Records with drawing code ▸
———

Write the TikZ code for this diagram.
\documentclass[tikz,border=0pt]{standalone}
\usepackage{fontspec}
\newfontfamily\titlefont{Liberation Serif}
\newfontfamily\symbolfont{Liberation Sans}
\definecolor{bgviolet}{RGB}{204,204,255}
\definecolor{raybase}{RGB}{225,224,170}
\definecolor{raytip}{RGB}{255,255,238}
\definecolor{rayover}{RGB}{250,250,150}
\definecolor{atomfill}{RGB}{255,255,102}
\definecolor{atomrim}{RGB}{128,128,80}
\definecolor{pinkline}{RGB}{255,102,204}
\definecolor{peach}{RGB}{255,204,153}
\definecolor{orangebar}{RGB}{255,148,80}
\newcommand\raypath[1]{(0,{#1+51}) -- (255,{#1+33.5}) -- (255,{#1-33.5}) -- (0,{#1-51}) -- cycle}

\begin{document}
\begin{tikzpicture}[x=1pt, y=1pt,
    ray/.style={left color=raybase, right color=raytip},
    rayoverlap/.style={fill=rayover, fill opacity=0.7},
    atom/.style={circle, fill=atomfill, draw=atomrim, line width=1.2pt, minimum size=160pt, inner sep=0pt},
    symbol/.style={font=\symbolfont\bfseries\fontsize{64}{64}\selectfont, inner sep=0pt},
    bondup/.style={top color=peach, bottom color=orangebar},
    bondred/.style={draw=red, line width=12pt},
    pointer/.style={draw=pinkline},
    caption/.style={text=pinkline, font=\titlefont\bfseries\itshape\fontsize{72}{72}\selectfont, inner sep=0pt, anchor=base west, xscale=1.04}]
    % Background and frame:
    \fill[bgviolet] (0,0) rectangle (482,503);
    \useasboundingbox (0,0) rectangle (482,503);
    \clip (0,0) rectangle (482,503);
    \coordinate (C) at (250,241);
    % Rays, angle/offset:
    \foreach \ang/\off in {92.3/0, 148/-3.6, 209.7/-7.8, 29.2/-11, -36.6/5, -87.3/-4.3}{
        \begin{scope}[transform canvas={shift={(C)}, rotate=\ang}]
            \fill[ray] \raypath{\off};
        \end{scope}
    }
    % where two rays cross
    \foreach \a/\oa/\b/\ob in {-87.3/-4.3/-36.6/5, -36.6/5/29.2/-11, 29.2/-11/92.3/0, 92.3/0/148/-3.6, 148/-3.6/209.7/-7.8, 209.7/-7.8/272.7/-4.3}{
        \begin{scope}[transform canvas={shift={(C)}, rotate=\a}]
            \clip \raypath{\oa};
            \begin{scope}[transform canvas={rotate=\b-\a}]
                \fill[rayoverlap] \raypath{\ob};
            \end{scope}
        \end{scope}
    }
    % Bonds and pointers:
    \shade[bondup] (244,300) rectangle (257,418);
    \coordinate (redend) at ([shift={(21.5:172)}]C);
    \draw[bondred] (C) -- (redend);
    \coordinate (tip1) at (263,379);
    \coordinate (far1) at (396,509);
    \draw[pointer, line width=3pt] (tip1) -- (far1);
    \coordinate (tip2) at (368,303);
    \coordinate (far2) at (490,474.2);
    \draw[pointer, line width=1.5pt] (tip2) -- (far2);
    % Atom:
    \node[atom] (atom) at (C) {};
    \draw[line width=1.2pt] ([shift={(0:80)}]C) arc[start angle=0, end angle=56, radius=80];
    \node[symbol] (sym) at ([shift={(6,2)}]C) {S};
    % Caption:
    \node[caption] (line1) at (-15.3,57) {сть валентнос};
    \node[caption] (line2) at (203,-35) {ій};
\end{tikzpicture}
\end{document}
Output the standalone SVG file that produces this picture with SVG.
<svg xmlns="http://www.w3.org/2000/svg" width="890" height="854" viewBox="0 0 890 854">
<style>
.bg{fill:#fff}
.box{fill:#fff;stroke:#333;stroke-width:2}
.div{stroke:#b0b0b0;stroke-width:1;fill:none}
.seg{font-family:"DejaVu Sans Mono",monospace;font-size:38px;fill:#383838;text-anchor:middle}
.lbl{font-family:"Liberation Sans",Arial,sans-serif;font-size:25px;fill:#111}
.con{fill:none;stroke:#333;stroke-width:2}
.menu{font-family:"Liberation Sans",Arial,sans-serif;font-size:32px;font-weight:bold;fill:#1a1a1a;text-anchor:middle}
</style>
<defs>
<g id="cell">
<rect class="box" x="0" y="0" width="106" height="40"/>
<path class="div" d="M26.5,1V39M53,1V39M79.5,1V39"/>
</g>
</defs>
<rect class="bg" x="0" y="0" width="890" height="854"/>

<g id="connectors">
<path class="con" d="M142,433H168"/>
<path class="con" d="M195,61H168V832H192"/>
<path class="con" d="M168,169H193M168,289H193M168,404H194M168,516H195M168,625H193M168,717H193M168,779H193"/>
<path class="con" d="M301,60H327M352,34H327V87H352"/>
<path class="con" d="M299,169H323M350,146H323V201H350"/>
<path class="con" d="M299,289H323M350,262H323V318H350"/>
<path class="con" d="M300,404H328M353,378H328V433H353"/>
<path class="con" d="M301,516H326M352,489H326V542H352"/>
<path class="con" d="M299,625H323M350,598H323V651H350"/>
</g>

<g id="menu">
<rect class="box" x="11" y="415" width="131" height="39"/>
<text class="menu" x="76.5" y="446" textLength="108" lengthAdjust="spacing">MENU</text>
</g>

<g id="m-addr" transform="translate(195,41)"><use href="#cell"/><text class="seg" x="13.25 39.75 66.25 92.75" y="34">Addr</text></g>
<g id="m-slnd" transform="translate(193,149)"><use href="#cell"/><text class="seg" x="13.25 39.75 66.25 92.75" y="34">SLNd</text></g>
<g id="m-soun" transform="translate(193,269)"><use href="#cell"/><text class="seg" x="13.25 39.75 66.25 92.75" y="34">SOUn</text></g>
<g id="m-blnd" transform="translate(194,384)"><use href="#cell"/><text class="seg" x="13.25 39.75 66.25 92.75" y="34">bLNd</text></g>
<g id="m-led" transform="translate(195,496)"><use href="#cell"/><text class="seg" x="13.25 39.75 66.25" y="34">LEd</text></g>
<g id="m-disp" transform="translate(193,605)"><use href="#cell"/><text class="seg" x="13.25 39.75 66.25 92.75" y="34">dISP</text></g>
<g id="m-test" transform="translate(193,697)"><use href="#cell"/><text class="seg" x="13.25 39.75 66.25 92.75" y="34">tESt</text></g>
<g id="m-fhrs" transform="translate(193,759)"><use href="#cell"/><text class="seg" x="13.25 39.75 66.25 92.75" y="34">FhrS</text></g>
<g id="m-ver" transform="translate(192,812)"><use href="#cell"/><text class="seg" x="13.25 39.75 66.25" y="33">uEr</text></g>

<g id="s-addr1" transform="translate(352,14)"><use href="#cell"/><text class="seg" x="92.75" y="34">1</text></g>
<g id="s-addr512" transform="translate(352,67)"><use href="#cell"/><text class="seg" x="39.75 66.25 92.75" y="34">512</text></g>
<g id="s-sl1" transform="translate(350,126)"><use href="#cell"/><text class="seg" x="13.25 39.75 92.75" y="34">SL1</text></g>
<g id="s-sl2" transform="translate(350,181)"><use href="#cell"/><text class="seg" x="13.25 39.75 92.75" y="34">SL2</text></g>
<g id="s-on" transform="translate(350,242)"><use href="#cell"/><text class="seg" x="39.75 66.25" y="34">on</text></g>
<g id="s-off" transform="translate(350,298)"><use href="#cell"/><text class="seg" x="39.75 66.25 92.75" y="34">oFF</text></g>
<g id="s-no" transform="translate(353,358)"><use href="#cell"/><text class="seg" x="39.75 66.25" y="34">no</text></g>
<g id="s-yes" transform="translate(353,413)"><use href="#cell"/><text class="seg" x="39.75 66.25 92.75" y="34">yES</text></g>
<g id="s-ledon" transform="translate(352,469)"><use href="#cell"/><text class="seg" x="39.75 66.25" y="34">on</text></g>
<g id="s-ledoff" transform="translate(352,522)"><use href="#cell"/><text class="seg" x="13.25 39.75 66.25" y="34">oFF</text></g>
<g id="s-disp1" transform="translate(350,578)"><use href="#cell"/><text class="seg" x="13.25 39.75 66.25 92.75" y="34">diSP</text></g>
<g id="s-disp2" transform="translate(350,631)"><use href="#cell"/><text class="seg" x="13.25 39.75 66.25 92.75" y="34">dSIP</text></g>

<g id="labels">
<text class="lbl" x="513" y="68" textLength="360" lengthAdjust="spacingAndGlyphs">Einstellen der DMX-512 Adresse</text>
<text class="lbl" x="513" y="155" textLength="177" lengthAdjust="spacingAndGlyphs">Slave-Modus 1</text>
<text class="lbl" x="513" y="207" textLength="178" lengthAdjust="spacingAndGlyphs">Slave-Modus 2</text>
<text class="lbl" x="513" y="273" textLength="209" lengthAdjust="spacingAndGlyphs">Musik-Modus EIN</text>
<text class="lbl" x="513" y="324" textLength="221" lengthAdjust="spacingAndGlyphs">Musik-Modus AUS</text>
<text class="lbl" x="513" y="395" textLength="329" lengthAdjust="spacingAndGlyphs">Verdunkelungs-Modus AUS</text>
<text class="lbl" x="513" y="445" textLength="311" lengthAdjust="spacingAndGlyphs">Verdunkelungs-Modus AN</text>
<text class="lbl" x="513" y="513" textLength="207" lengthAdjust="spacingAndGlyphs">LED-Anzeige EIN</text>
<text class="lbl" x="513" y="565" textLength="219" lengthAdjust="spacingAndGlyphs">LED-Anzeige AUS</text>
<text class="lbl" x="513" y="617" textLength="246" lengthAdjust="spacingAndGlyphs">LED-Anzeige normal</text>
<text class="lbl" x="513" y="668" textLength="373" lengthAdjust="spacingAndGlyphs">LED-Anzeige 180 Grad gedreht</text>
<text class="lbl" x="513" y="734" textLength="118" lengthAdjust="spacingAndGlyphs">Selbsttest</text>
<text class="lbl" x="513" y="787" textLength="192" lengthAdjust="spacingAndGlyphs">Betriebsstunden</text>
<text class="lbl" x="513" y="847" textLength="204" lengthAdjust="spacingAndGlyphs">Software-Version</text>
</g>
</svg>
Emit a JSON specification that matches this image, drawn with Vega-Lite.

———

Problem details ▸ Copy each line of the entries that includes the word "standalone".

Result ▸
\documentclass[tikz,border=0pt]{standalone}
Output the standalone SVG file that produces this picture with SVG.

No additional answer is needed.